2.  the actions of the united states government were in violation of u.s. law and treaties signed by the united states government.  everyone involved is patently guilty of major crimes. 

3.  no one will be indicted, tried, convicted, or punished for those crimes.

4.  by its refusal to hold anyone legally accountable for the torture, or even to fire people still in government employ who were involved in the torture, president obama and the obama administration make themselves complicit in the actions of their predecessors.

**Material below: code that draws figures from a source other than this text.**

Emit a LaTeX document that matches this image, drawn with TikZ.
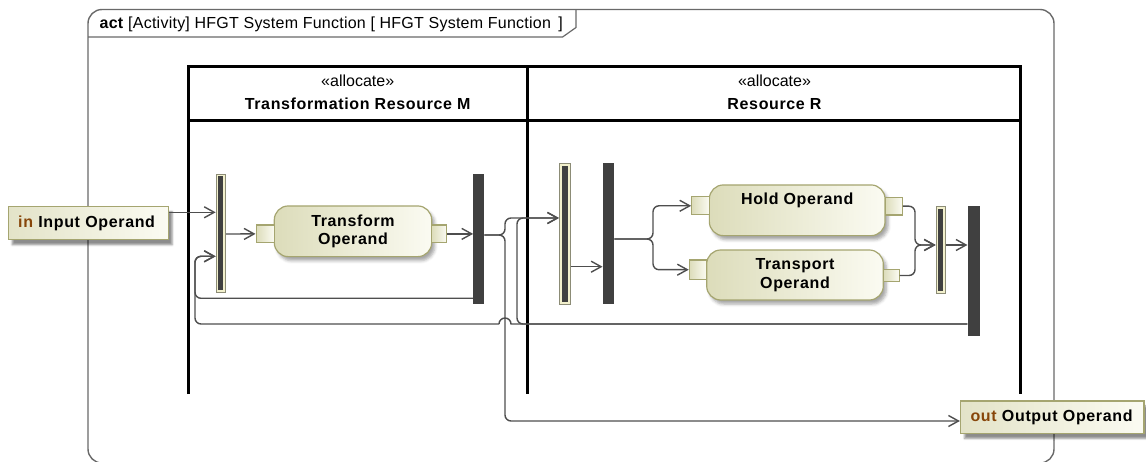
\documentclass[tikz,border=0pt]{standalone}
\usepackage{fontspec}
\setmainfont{Liberation Sans}
\newfontfamily\lblfont[LetterSpace=4]{Liberation Sans}
\newfontfamily\ttlfont[LetterSpace=1.5]{Liberation Sans}
\usetikzlibrary{arrows.meta,shadows.blur}

\definecolor{lineGray}{RGB}{78,78,78}
\definecolor{frameGray}{RGB}{105,105,105}
\definecolor{barDark}{RGB}{64,64,64}
\definecolor{olive}{RGB}{165,165,112}
\definecolor{creamL}{RGB}{220,220,186}
\definecolor{creamR}{RGB}{251,251,242}
\definecolor{barCream}{RGB}{242,240,204}
\definecolor{barEdge}{RGB}{140,140,118}
\definecolor{paramBrown}{RGB}{135,70,10}

\tikzset{
  conn/.style={draw=lineGray, line width=1.4pt},
  flow/.style={conn, rounded corners=6pt, -{Straight Barb[length=10pt,width=11pt]}},
  laneline/.style={line width=3pt, black},
  labelfont/.style={font=\lblfont\bfseries\fontsize{16}{18.5}\selectfont},
  action/.style={rectangle, rounded corners=14pt, draw=olive, line width=1.2pt,
    left color=creamL, right color=creamR, inner sep=0pt, align=center, labelfont,
    blur shadow={shadow xshift=3pt, shadow yshift=-4pt, shadow blur radius=3pt, shadow opacity=35}},
  pinbox/.style={rectangle, draw=olive, line width=1.1pt, left color=creamL, right color=creamR, inner sep=0pt},
  barlight/.style={rectangle, draw=barEdge, line width=0.8pt, fill=barCream, inner sep=0pt,
    path picture={\fill[barDark] ([shift={(2.4pt,-2.4pt)}]path picture bounding box.north west)
      rectangle ([shift={(-2.4pt,2.4pt)}]path picture bounding box.south east);}},
  bardark/.style={rectangle, fill=barDark, inner sep=0pt},
  param/.style={rectangle, draw=olive, line width=1.2pt, left color=creamL!80!white, right color=creamR,
    inner ysep=0pt, inner xsep=10pt, align=left, labelfont,
    blur shadow={shadow xshift=4pt, shadow yshift=-5pt, shadow blur radius=2pt, shadow opacity=45}},
}

\begin{document}
\begin{tikzpicture}[x=1pt, y=-1pt]
\useasboundingbox (0,0) rectangle (1146,462);

% activity frame and its name tab
\draw[frameGray, line width=1.4pt, rounded corners=14pt] (88,9.5) rectangle (1054,463);
\draw[frameGray, line width=1.2pt] (88,37) -- (562.6,37) -- (576,27.5) -- (576,9.5);
\node[anchor=west, inner sep=0pt, font=\ttlfont\fontsize{16}{19}\selectfont] (title) at (99.5,24)
  {\textbf{act} [Activity] HFGT System Function [ HFGT System Function \,]};

% swimlanes
\draw[laneline] (188,394) -- (188,66.5) -- (1020.7,66.5) -- (1020.7,394);
\draw[laneline] (527.5,66.5) -- (527.5,394);
\draw[laneline] (188,121) -- (1020.7,121);
\node[font=\fontsize{16}{19}\selectfont, inner sep=0pt] (stM) at (357.7,81) {«allocate»};
\node[labelfont, inner sep=0pt] (laneM) at (357.7,104) {Transformation Resource M};
\node[font=\fontsize{16}{19}\selectfont, inner sep=0pt] (stR) at (774.5,81) {«allocate»};
\node[labelfont, inner sep=0pt] (laneR) at (774.5,104) {Resource R};

% activity parameters
\node[param, minimum width=160pt, minimum height=33pt, text width=140pt] (inp) at (88.2,223.3)
  {\textcolor{paramBrown}{in} Input Operand};
\node[param, minimum width=183.5pt, minimum height=32.5pt, text width=163.5pt] (outp) at (1052.25,417.2)
  {\textcolor{paramBrown}{out} Output Operand};

% lane M
\node[barlight, minimum width=9.7pt, minimum height=118.7pt] (forkM) at (220.9,233.3) {};
\node[action, minimum width=157.4pt, minimum height=50.7pt] (transform) at (353,231.3) {Transform\\Operand};
\node[pinbox, minimum width=18.3pt, minimum height=17.7pt] (tpinL) at (265.2,233.9) {};
\node[pinbox, minimum width=15pt, minimum height=17.7pt] (tpinR) at (439.2,233.9) {};
\node[bardark, minimum width=10.7pt, minimum height=130pt] (joinM) at (478.7,239) {};

% lane R
\node[barlight, minimum width=11.4pt, minimum height=140.7pt] (forkR1) at (565,233.7) {};
\node[bardark, minimum width=11.3pt, minimum height=140.7pt] (forkR2) at (608.4,233.7) {};
\node[action, minimum width=175.7pt, minimum height=50.7pt] (hold) at (797.2,210.3) {Hold Operand\\\strut};
\node[pinbox, minimum width=17.6pt, minimum height=18.3pt] (hpinL) at (700.5,205.8) {};
\node[pinbox, minimum width=17.3pt, minimum height=17.7pt] (hpinR) at (893.7,206.2) {};
\node[action, minimum width=176.6pt, minimum height=50pt] (transport) at (795,275) {Transport\\Operand};
\node[pinbox, minimum width=17.4pt, minimum height=19.3pt] (trpinL) at (698,269.7) {};
\node[pinbox, minimum width=15.7pt, minimum height=12pt] (trpinR) at (891.2,275.5) {};
\node[barlight, minimum width=9.3pt, minimum height=86.3pt] (joinR1) at (940.7,249.8) {};
\node[bardark, minimum width=12.3pt, minimum height=130pt] (joinR2) at (973.8,271) {};

% flows in lane M
\draw[flow] (inp.east |- 0,212.3) -- (forkM.west |- 0,212.3);
\draw[flow] (forkM.east |- 0,234) -- (tpinL.west);
\draw[flow] (tpinR.east) -- (joinM.west |- tpinR.east);
\draw[flow] (joinM.west |- 0,298.3) -| (195,256.3) -- (forkM.west |- 0,256.3);

% flows leaving the M join
\draw[flow] (joinM.east |- 0,235) -| (505,218) -- (forkR1.west |- 0,218);
\draw[flow] (joinM.east |- 0,235) -| (505,421) -- (outp.west |- 0,421);

% loops back from the R join
\draw[flow] (joinR2.west |- 0,324) -| (517,218) -- (forkR1.west |- 0,218);
\draw[conn] (joinR2.west |- 0,324) -- (511,324) arc[start angle=0, end angle=180, radius=6pt];
\draw[flow] (499,324) -- (195,324) -- (195,256.3) -- (forkM.west |- 0,256.3);

% flows in lane R
\draw[flow] (forkR1.east |- 0,266.7) -- (forkR2.west |- 0,266.7);
\draw[flow] (forkR2.east |- 0,239) -| (653,205.8) -- (hpinL.west);
\draw[flow] (forkR2.east |- 0,239) -| (653,269.7) -- (trpinL.west);
\draw[flow] (hpinR.east) -| (915,245) -- (joinR1.west |- 0,245);
\draw[flow] (trpinR.east) -| (915,245) -- (joinR1.west |- 0,245);
\draw[flow] (joinR1.east |- 0,245) -- (joinR2.west |- 0,245);
\end{tikzpicture}
\end{document}
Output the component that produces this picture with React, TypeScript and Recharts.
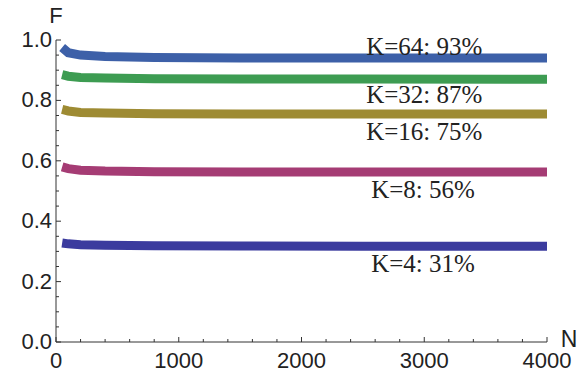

5.  no one will pay any political price for having participated in the torture, or for having failed to prosecute those who did.

6 comments:

Ludwig Richter said...

It's remarkable to me that the CIA contracted out torture services. "Company Y," as the Senate report refers to it, was paid in excess of $75 million for services. In effect, torture has been privatized.

Jerry Fresia said...

"1. contrary to oft-repeated statements by public commentators who claim to be shocked and appalled by the revelations, this is in fact who we are as a nation."

This is very important statement. Until Americans confront this fact and its implications, I don't think it is possible to have a transformative movement that would lead to a democratic political-economy.

Chris said...

Some of the torture continued to go on under Obama in Bagram prison in Afghanistan (and Bradley Manning according to the UN). So if he were to hold others responsible, he would have to hold himself responsible.

Robopsychologist said...

Academia's silence on these matters is deafening...

Magpie said...

11 December 2014
"US Congress passes bill to impose Venezuela sanctions
"The United States Congress has passed a bill which would impose sanctions on Venezuelan officials found to have violated protesters' rights."

"Senator Robert Menendez [Democrat, NJ], who sponsored the bill, said it was an 'unequivocal message' to the Venezuelan government".
http://www.bbc.com/news/world-latin-america-30426439

Unequivocal, indeed: It's only wrong when others do it. What are you gonna do about it?

Unknown said...

Not only won't anyone involved in the torture program be brought to trial but the CIA official who leaked information about the program, John Kiriakou, was convicted of leaking classified information and is serving a jail sentence. Enough to blo your mind!